Question

Consider the following problem:

There are N coins numbered 1 to N.

You can't see them, but are given M facts about them of the form:

struct Fact
{
    set<int> positions
    int num_heads
}

positions identifies a subset of the coins, and num_heads is the number of coins in that subset that are heads.

Given these M facts you need to work out the maximum number of heads there could possibly be.
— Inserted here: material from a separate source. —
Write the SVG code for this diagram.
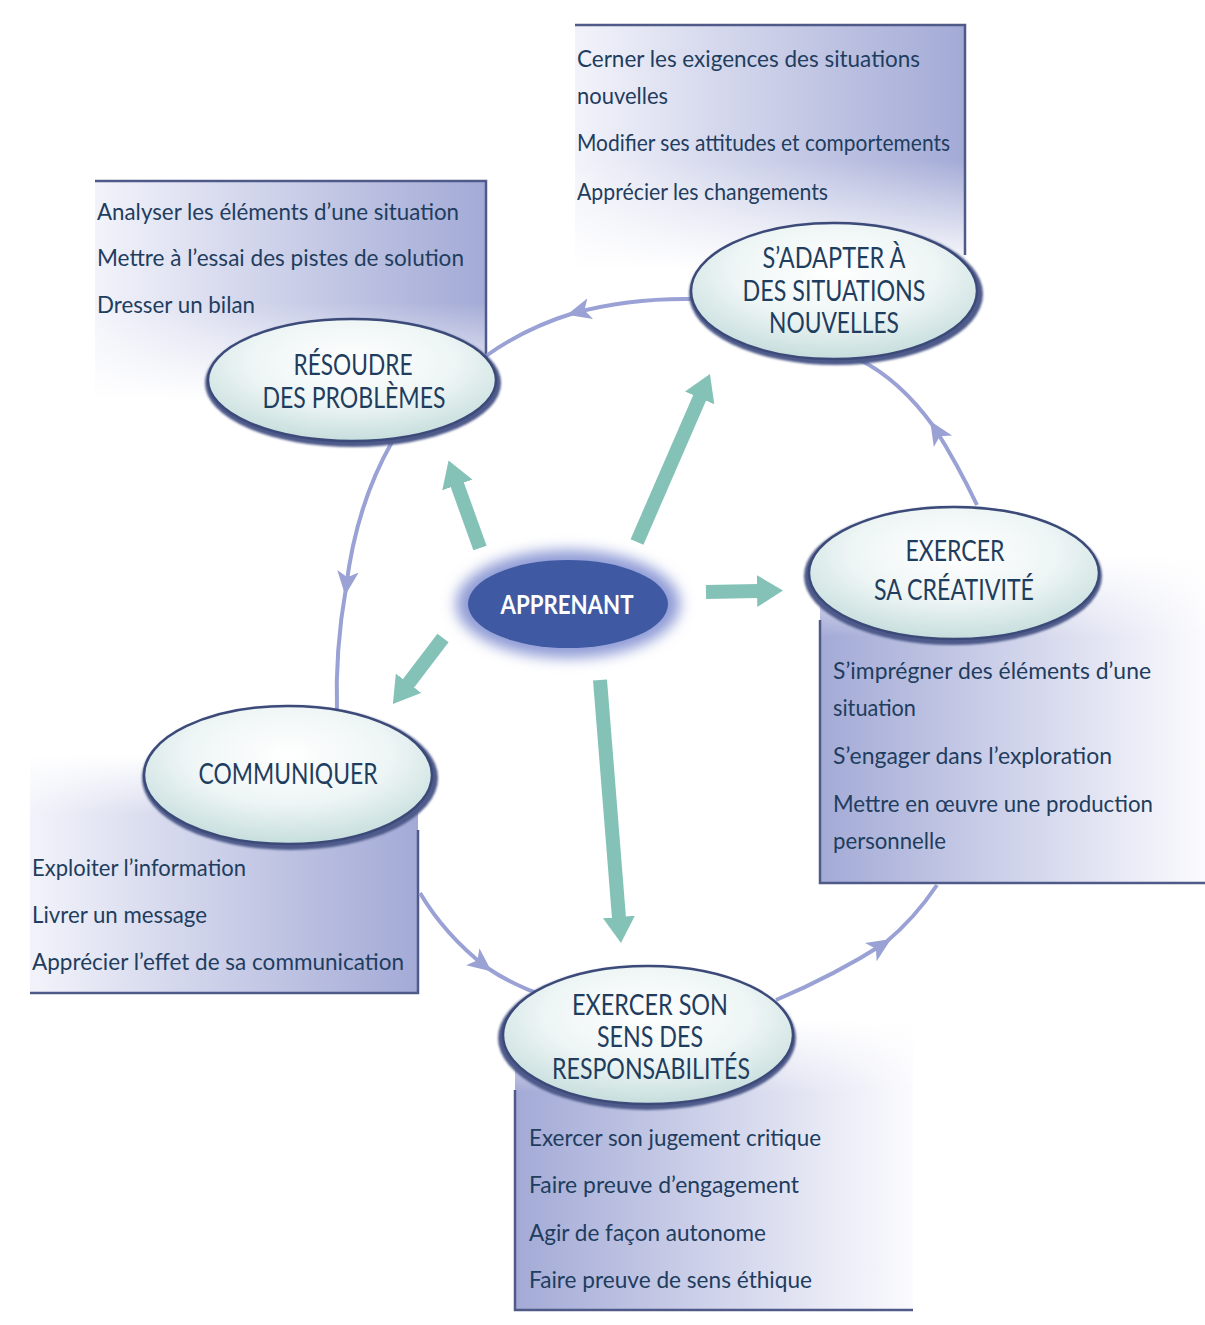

Is this problem NP-complete? If yes, what is the reduction? If no, what is a polynomial time solution?

For example:

N = 5
M = 3
fact1 = { {1, 2}, 1 } // Either coin 1 or coin 2 is a head
fact2 = { {4}, 0 } // Coin 4 is a tail
fact3 = { {2, 4, 5}, 2 } // Out of coins 2, 4 and 5, two are heads

A configuration with the most heads that matches the facts is:

T H H T H

So the answer is 3 heads.

Était-ce utile?

La solution

Let's say you have a 3-SAT problem. You can map every boolean variable v in that problem to two coins. Call them 'true(v)' and 'false(v)'. The idea is that if v in a solution to the 3-SAT problem is true, then 'true(v)' is heads; otherwise 'false(v)' is heads. For every v you add the coin constraint

{true(v), false(v)} has 1 heads, and has 1 tails

After this, you can translate a 3-SAT clause with literals l1, l2, l3

l1 or l2 or l3

to the coin constraint

{t/f(l1), t/f(l2), t/f(l3)} has at least 1 heads

where t/f(l1) is either 'true(l1)' or 'false(l1)' depending on if l1 is positive (not negated) or negative (negated) in the clause. We just need to show that 'at least 1 heads' can be implemented in the coin problem as 'at least 1 heads' is not expressible directly. This can be done with the following device. Let C1, C2, C3 be three coins for which we want to state the constraint 'at least one of them is heads'. Create three other coins X1, X2, X3 and put in constraint

{X1, X2, X3, C1, C2, C3} has 4 heads

but no other constraints for X1, X2, X3. This constraint is satisfied only if at least one of C1, C2, C3 is heads; the coins X1..3 can be used to provide the remaining needed heads.

Note that this reduction does not use the "maximum number of heads" aspect of the problem at all; it is plainly impossible to choose heads/tails status for the coins that represent boolean variables at all if the 3-SAT formula is unsatisfiable.

This is a polynomial reduction FROM 3-SAT TO your coin problem, showing it is NP-hard. To show it is NP-complete, just observe that a solution to your coin problem can be checked in polynomial time, QED.

Autres conseils

One-in-three 3SAT reduces trivially to the decision version of your problem (does there exist a configuration at all?), which is trivially in NP. The maximization version is NP-hard (but not complete because it's not a decision problem), even the promise version where there must be a satisfying configuration: add to the output of the decision reduction one extra coin that appears in all of the subsets, creating one bad, extra solution where that coin is heads and all of the others are tails.

Perfect matching has a straightforward reduction to this problem - represent edges as coins, for every vertex in the graph create a fact stipulating that exactly one of incidental edges is heads. A perfect matching in the original graph exists if and only if there's a solution in coins.